The Constitutional Court drew attention to the following points;

  • The managerial authority of the employer must be limited to the execution of the work in the workplace and ensuring the order and safety of the workplace.
  • In this context, the powers and rights of the employer are not unlimited, and the fundamental rights and freedoms granted to the employee which are the freedom of communication and the right to respect for private life in the current case are also protected within the boundaries of the workplace.
  • Within this framework, considering that the communication tools used in the workplace belong to the employer, accepting that the employer has an unlimited and absolute surveillance and control authority over the communication tools for this reason alone would not be in line with the rightful expectation of the employee that his fundamental rights and freedoms in a democratic society should be respected in the workplace.
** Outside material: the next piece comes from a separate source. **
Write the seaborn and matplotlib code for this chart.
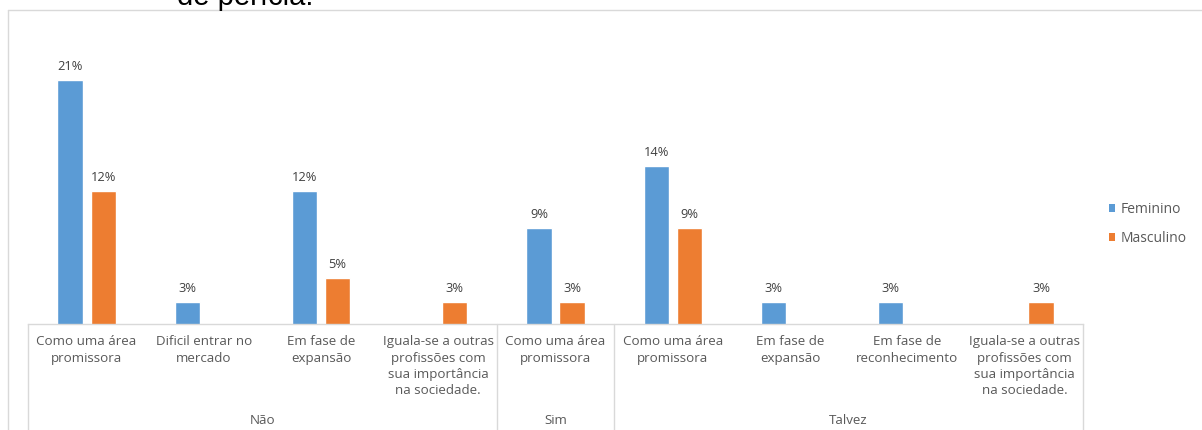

  • In the current case, although it is stated in a general regulation titled “Communication Tools Policy” provided by the employer to the employees that the communication tools provided by the employer should be used for business purposes, it is not discussed whether the said document clearly regulates the authority to inspect and control the communication tools, the limits of use and the sanctions for exceeding these limits, and whether the said document was notified to the employees within the scope of the obligation to inform.
  • Moreover, considering that messaging applications can also be used personally, the seizure of the applicant’s own messages as a result of the examination of someone else’s mobile phone is contrary to the applicant’s reasonable expectation for the protection of his private life and the confidentiality of his communication.

As a result of all these considerations, the Constitutional Court decided that the applicant’s respect for private life guaranteed by Article 20 of the Constitution and the freedom of communication guaranteed by Article 22 of the Constitution were violated in the concrete case.